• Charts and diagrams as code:
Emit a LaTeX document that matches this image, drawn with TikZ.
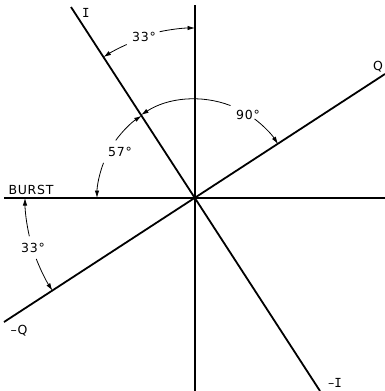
\documentclass[tikz,border=0pt]{standalone}
\usepackage{fontspec}
\setmainfont[LetterSpace=6]{DejaVu Sans}
\newfontfamily\monoI{DejaVu Sans Mono}
\usetikzlibrary{arrows.meta,calc}
\begin{document}
\begin{tikzpicture}[x=1pt,y=1pt,
  axis/.style={line width=1.8pt},
  dimarc/.style={line width=0.8pt,-{Latex[length=7.5pt,width=4.5pt]}},
  lbl/.style={font=\fontsize{12.5}{13}\selectfont,inner sep=0pt}]
\useasboundingbox (0,-391) rectangle (385,0);
\coordinate (O) at (195,-198);
\coordinate (Itop) at (71,-7);
\coordinate (Ibot) at (320,-391);
\coordinate (Qend) at (385,-74);
\coordinate (mQend) at (4,-322);
\coordinate (Vtop) at (195,-5);
\coordinate (Vbot) at (195,-391);
\coordinate (Bl) at (4,-198);
\coordinate (Br) at (385,-198);
% axes
\draw[axis] (Vtop) -- (Vbot);
\draw[axis] (Bl) -- (Br);
\draw[axis] (Itop) -- (Ibot);
\draw[axis] (mQend) -- (Qend);
% labels
\node[lbl] (lI) at (86,-13) {\monoI I};
\node[lbl] (lmI) at (335,-383) {–{\monoI I}};
\node[lbl] (lQ) at (378,-67) {Q};
\node[lbl] (lmQ) at (19,-331) {–Q};
\node[lbl] (lB) at (31,-190) {BURST};
\node[lbl] (l33a) at (144,-37) {33°};
\node[lbl] (l90) at (248,-115) {90°};
\node[lbl] (l57) at (120,-152) {57°};
\node[lbl] (l33b) at (33,-248) {33°};
% upper 33 deg
\draw[dimarc] (O) ++(102:170) arc[start angle=102,end angle=90,radius=170];
\draw[dimarc] (O) ++(114:168) arc[start angle=114,end angle=123,radius=168];
% 90 deg
\draw[dimarc] (O) ++(69:99) arc[start angle=69,end angle=123,radius=99];
\draw[dimarc] (O) ++(53:99) arc[start angle=53,end angle=33,radius=99];
% 57 deg
\draw[dimarc] (O) ++(144:98) arc[start angle=144,end angle=123,radius=98];
\draw[dimarc] (O) ++(159:98) arc[start angle=159,end angle=180,radius=98];
% lower 33 deg
\draw[dimarc] (O) ++(193:170) arc[start angle=193,end angle=180,radius=170];
\draw[dimarc] (O) ++(201:170) arc[start angle=201,end angle=213,radius=170];
\end{tikzpicture}
\end{document}
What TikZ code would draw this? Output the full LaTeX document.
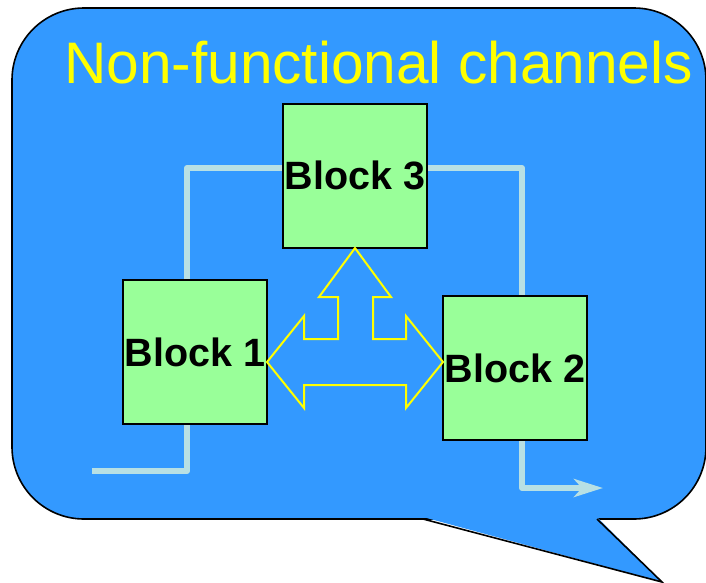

• Directive: Set each line of the records down exactly, leaving every picture out.

• Exercise output:
Emit a LaTeX document that matches this image, drawn with TikZ.
\documentclass[tikz,border=0pt]{standalone}
\usepackage{fontspec}
\setmainfont[LetterSpace=6]{DejaVu Sans}
\newfontfamily\monoI{DejaVu Sans Mono}
\usetikzlibrary{arrows.meta,calc}
\begin{document}
\begin{tikzpicture}[x=1pt,y=1pt,
  axis/.style={line width=1.8pt},
  dimarc/.style={line width=0.8pt,-{Latex[length=7.5pt,width=4.5pt]}},
  lbl/.style={font=\fontsize{12.5}{13}\selectfont,inner sep=0pt}]
\useasboundingbox (0,-391) rectangle (385,0);
\coordinate (O) at (195,-198);
\coordinate (Itop) at (71,-7);
\coordinate (Ibot) at (320,-391);
\coordinate (Qend) at (385,-74);
\coordinate (mQend) at (4,-322);
\coordinate (Vtop) at (195,-5);
\coordinate (Vbot) at (195,-391);
\coordinate (Bl) at (4,-198);
\coordinate (Br) at (385,-198);
% axes
\draw[axis] (Vtop) -- (Vbot);
\draw[axis] (Bl) -- (Br);
\draw[axis] (Itop) -- (Ibot);
\draw[axis] (mQend) -- (Qend);
% labels
\node[lbl] (lI) at (86,-13) {\monoI I};
\node[lbl] (lmI) at (335,-383) {–{\monoI I}};
\node[lbl] (lQ) at (378,-67) {Q};
\node[lbl] (lmQ) at (19,-331) {–Q};
\node[lbl] (lB) at (31,-190) {BURST};
\node[lbl] (l33a) at (144,-37) {33°};
\node[lbl] (l90) at (248,-115) {90°};
\node[lbl] (l57) at (120,-152) {57°};
\node[lbl] (l33b) at (33,-248) {33°};
% upper 33 deg
\draw[dimarc] (O) ++(102:170) arc[start angle=102,end angle=90,radius=170];
\draw[dimarc] (O) ++(114:168) arc[start angle=114,end angle=123,radius=168];
% 90 deg
\draw[dimarc] (O) ++(69:99) arc[start angle=69,end angle=123,radius=99];
\draw[dimarc] (O) ++(53:99) arc[start angle=53,end angle=33,radius=99];
% 57 deg
\draw[dimarc] (O) ++(144:98) arc[start angle=144,end angle=123,radius=98];
\draw[dimarc] (O) ++(159:98) arc[start angle=159,end angle=180,radius=98];
% lower 33 deg
\draw[dimarc] (O) ++(193:170) arc[start angle=193,end angle=180,radius=170];
\draw[dimarc] (O) ++(201:170) arc[start angle=201,end angle=213,radius=170];
\end{tikzpicture}
\end{document}
What TikZ code would draw this? Output the full LaTeX document.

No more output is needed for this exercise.